Los hay que me espetan, no sin cierta aversión, que propugno una sociedad alfabetagamizada como la de Huxley en "Un Mundo Feliz". De acuerdo, sí, se trata de eso: de exigir a los votantes un nivel de cualificación cultural y sociopolítica que les habilite para ejercer la soberana función de votantes, y que se les clasifique conforme a su nivel de aptitud política. Vamos, como el carnet por puntos, pero en plan electoral. Y que según los puntos que tengan, así su voto tenga un peso específico u otro.

Insisto, como en mi anterior entrada, que la tecnología ya podría facilitar esas modificaciones del sistema electoral en la actualidad o en muy breve plazo de tiempo.Además, en una sociedad tan jerarquizada como la nuestra (por más que existe, gracias a dios, una elevada posibilidad de movilidad vertical entre las capas que la conforman), parece mentira que una función tan alta y de tanta responsabilidad como la de elegir a nuestros rectores políticos se considere de forma tan igualitaria, mientras que cualquier otra actividad social se exige, cada vez más, la acreditación de una cualificación específica de una clase u otra.

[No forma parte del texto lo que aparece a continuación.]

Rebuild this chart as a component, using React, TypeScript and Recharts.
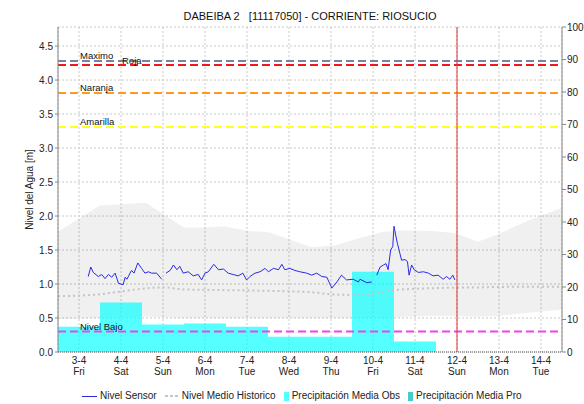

Así que, en definitiva, tampoco voto porque me parece inaceptable que el voto del individuo que quiere liquidarme porque tengo un ligero acento catalán, o porque mi apellido es Basagoiticoechea, o porque en vez de la cristianísima primera comunión, celebré el muy hebreo Bar Mitzvah, valga lo mismo que el mío, que se fundamente en tratar de mantener un sano escepticismo y un pensamiento crítico y documentado por encima de todo.

Y además, si imperase un modelo de clasificación de los ciudadanos semejante al propuesto, los partidos políticos, ay, tal vez tendrían más difícil sus campañas electorales de la señorita pepis, dirigidas a malear masas amorfas e incompetentes; y tendrían que esforzarse más en captar a los sectores realmente comprometidos políticamente de este país.

Y a lo mejor, también se acabarían esos votos al candidato Fulano porque es tan guapo; o a Mengano porque sabe hablar tan bien y es tan carismático. Bueno, no se acabarían, pero valdrían lo que realmente valen: casi nada. Que ya es vergüenza que en pleno siglo XXI estemos en estas, todavía.